VIOTTI: O Brasil tem mostrado uma preferência, que coincide com a visão indiana e sul-africana, por soluções negociadas e diplomáticas para os conflitos. Isso foi um dos temas centrais da nossa atuação no Conselho. Valorizar também a contribuição das organizações regionais, como a Liga Africana. Outro elemento que nos une é pensar a solução de conflitos de forma integrada, que leve em conta não apenas a dimensão estrita de segurança e soluções militares, mas também a ideia de promoção de desenvolvimento, criação de empregos, melhoria da qualidade de vida das populações. A experiência que tivemos no Haiti dá um conteúdo mais concreto a esse nosso discurso. As missões de paz da ONU geram um espaço de estabilidade, mas esse espaço não se sustenta se não houver uma série de ações que fortaleçam as instituições do país.

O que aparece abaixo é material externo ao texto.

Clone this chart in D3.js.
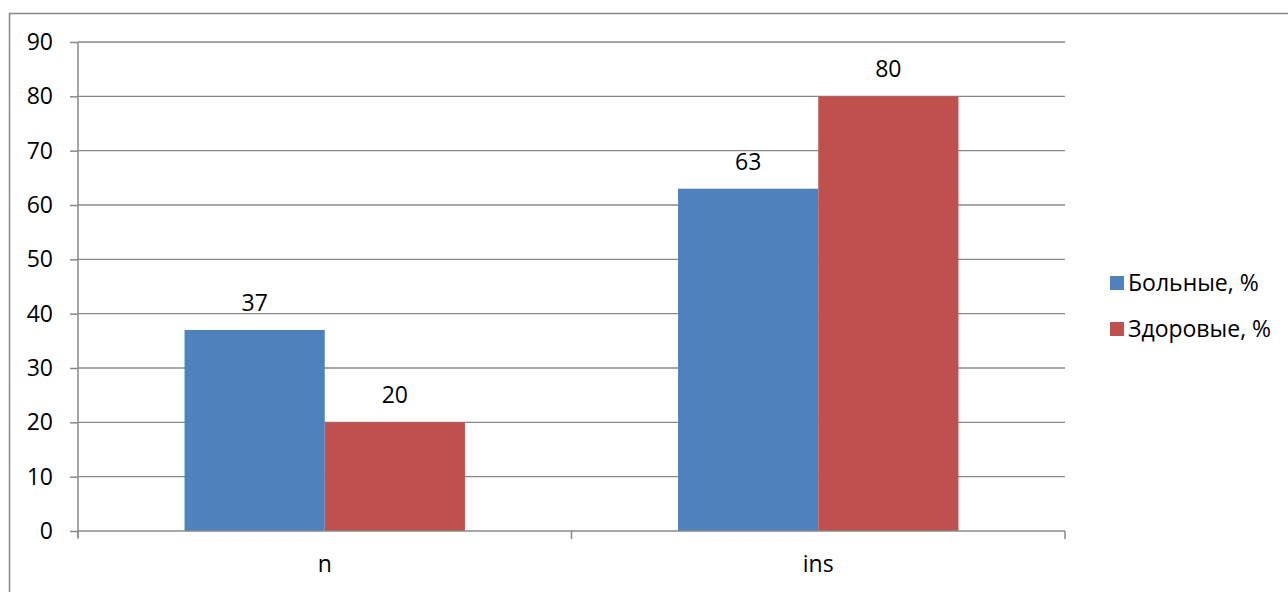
<!DOCTYPE html>
<html>
<head>
<meta charset="utf-8">
<script src="https://cdn.jsdelivr.net/npm/d3@7.9.0/dist/d3.min.js"></script>
<style>
  body { margin: 0; background: #fff; }
  text { font-family: "Open Sans", "Noto Sans", sans-serif; fill: #000; }
</style>
</head>
<body>
<svg id="chart" width="1288" height="592"></svg>
<script>
// data
const categories = ['n', 'ins'];
const seriesNames = ['Больные, %', 'Здоровые, %'];
const sick = [37, 63];
const healthy = [20, 80];
const yTicks = [0, 10, 20, 30, 40, 50, 60, 70, 80, 90];

const colors = ['#4f81bd', '#c0504d'];
const fontSize = 23;
const svg = d3.select('#chart');

// outer frame (goes past the window edge)
svg.append('rect')
  .attr('x', 9.5).attr('y', 13.5)
  .attr('width', 1300).attr('height', 600)
  .attr('fill', 'none').attr('stroke', '#888').attr('stroke-width', 1.5);

const plotLeft = 78, plotRight = 1065, plotTop = 42, plotBottom = 531;

let x = d3.scaleBand().domain(categories).range([plotLeft, plotRight]);
let xInner = d3.scaleBand().domain(seriesNames).range([0, x.bandwidth()]).paddingInner(0).paddingOuter(0.76);
let y = d3.scaleLinear().domain([0, 90]).range([plotBottom, plotTop]);

// gridlines
svg.append('g').selectAll('line').data(yTicks.filter(d => d > 0)).join('line')
  .attr('x1', plotLeft).attr('x2', plotRight)
  .attr('y1', d => y(d)).attr('y2', d => y(d))
  .attr('stroke', '#888').attr('stroke-width', 1.3);

// bars
let rows = categories.map((c, i) => ({ cat: c, vals: [sick[i], healthy[i]] }));
let groups = svg.append('g').selectAll('g').data(rows).join('g')
  .attr('transform', d => `translate(${x(d.cat)},0)`);

groups.selectAll('rect').data(d => d.vals.map((v, j) => ({ name: seriesNames[j], v, j })))
  .join('rect')
  .attr('x', d => xInner(d.name))
  .attr('width', xInner.bandwidth())
  .attr('y', d => y(d.v))
  .attr('height', d => y(0) - y(d.v))
  .attr('fill', d => colors[d.j]);

groups.selectAll('text').data(d => d.vals.map((v, j) => ({ name: seriesNames[j], v, j })))
  .join('text')
  .attr('x', d => xInner(d.name) + xInner.bandwidth() / 2)
  .attr('y', d => y(d.v) - 19)
  .attr('text-anchor', 'middle')
  .attr('font-size', fontSize)
  .text(d => d.v);

// y axis
let yAxis = svg.append('g').attr('transform', `translate(${plotLeft},0)`)
  .call(d3.axisLeft(y).tickValues(yTicks).tickSize(8).tickPadding(17));
yAxis.select('.domain').attr('stroke', '#888').attr('stroke-width', 1.5).attr('d', `M0,${plotTop}V${plotBottom + 6}`);
yAxis.selectAll('.tick line').attr('stroke', '#888').attr('stroke-width', 1.5);
yAxis.selectAll('.tick text').attr('font-size', fontSize).attr('font-family', '"Open Sans", sans-serif').attr('fill', '#000');

// x axis
let xAxis = svg.append('g').attr('transform', `translate(0,${plotBottom})`)
  .call(d3.axisBottom(x).tickSize(0).tickPadding(25));
xAxis.select('.domain').attr('stroke', '#888').attr('stroke-width', 1.5).attr('d', `M${plotLeft},0H${plotRight}`);
xAxis.selectAll('.tick text').attr('font-size', fontSize).attr('font-family', '"Open Sans", sans-serif').attr('fill', '#000');
// category boundary ticks
let bounds = [plotLeft].concat(categories.map(c => x(c) + x.bandwidth()));
xAxis.append('g').selectAll('line').data(bounds).join('line')
  .attr('x1', d => d).attr('x2', d => d)
  .attr('y1', 0).attr('y2', 8)
  .attr('stroke', '#888').attr('stroke-width', 1.5);

// legend
let legend = svg.append('g').attr('transform', 'translate(1110,283)');
let items = legend.selectAll('g').data(seriesNames).join('g')
  .attr('transform', (d, i) => `translate(0,${i * 46})`);
items.append('rect').attr('x', 0).attr('y', -7).attr('width', 14).attr('height', 14)
  .attr('fill', (d, i) => colors[i]);
items.append('text').attr('x', 18).attr('y', 8).attr('font-size', fontSize).text(d => d);
</script>
</body>
</html>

Mas, voltando ao caso da Síria, o Brasil foi criticado por permitir ao governo Assad ganhar tempo.
Como foram as pressões dentro do Conselho?
VIOTTI: Há um ponto de convergência dentro do Conselho em relação à Síria, que é o fato de que não se antevê a possibilidade de uma intervenção de fora. O encaminhamento de uma solução só pode se dar por via negociada, pacífica. As divergências passam a se manifestar quando se discute quais as ações que devem ser tomadas para encorajar essa solução. Existe essa polarização que eu mencionava, com os europeus e americanos acreditando em sanções para punir e isolar.
E já desde o caso do Irã o Brasil vinha se manifestando contra sanções, não? O casdo do Irã, com a tentativa de negociação de um acordo que incluiu a Turquia, foi um marco da política externa brasileira?
VIOTTI: Acho que foi um marco, porque foi uma expressão desse primado das negociações e do engajamento. O que o Brasil e a Turquia queriam era criar um ambiente de confiança política que levasse ao diálogo. Mas naquele momento prevaleceu a lógica de sanções, que enrijeceu posições, que fez com que as divergências se aprofundassem. Foi uma oportunidade que se perdeu, de tentar alguma coisa diferente, mas foi marcante.
A composição do Conselho de Segurança que teve os países do Ibas foi considerada por analistas uma das mais interessantes dos últimos anos.
VIOTTI: Os países "grandes" reagiram primeiro de uma forma a mostrar desagrado com as posições do Brasil, da índia e da África do Sul. Mas, num segundo momento, eles procuraram entender porque estamos agindo assim, e houve um momento em que os embaixadores de França e Reino Unido nos convidaram para almoçar. Foi uma conversa interessantíssima, porque foi uma troca de recriminações. Eles queriam só o nosso voto, um alinhamento perfeito, e não nos ouviam. A partir desse almoço, no meio do ano, houve uma dinâmica diferente, eles começaram a fazer um esforço maior para incorporar nossas posições nas resoluções deles. Por outro lado, nós começamos a explicitar mais os elementos comuns que há nas nossas posições, como a preocupação com a defesa dos direitos humanos, com a proteção de civis. Houve um diálogo melhor, uma compreensão melhor. Ao mesmo tempo, Rússia e China passaram a valorizar as posições Brics. Criou-se uma situação em que, quando o Conselho estava muito polarizado, os dois lados procuravam conquistar o apoio dos países do Ibas. Isso realçou a dimensão de independência desses países.
Isso favorece a perspectiva de reforma do Conselho?
VIOTTI: Se você considerar que a reforma do Conselho depende do voto de dois terços dos votos da Assembleia Geral, o efeito foi muito positivo. A grande maioria dos países em desenvolvimento se sente representada nessas posições que o Brasil, a Índia e a África do Sul assumem. Tivemos retorno muito forte disso. Sem falsa modéstia, acho que o Brasil teve um papel muito importante de aproximar posições..
Com a mudança de governo, o que mudou na política externa brasileira e na forma como ela é vista aqui?
VIOTTI: Em relação à nossa atuação no Conselho, os grandes princípios, as linhas gerais, permanecem. Houve mudança de avaliação em um caso ou em outro. E a presidente tem procurado imprimir sua visão pessoal, tem se interessado pelos temas. Continuar não é repetir. Há, da parte da presidente, uma preocupação grande em relação a direitos humanos. Não que ela não existisse antes, mas uma preocupação em deixar mais claro isso.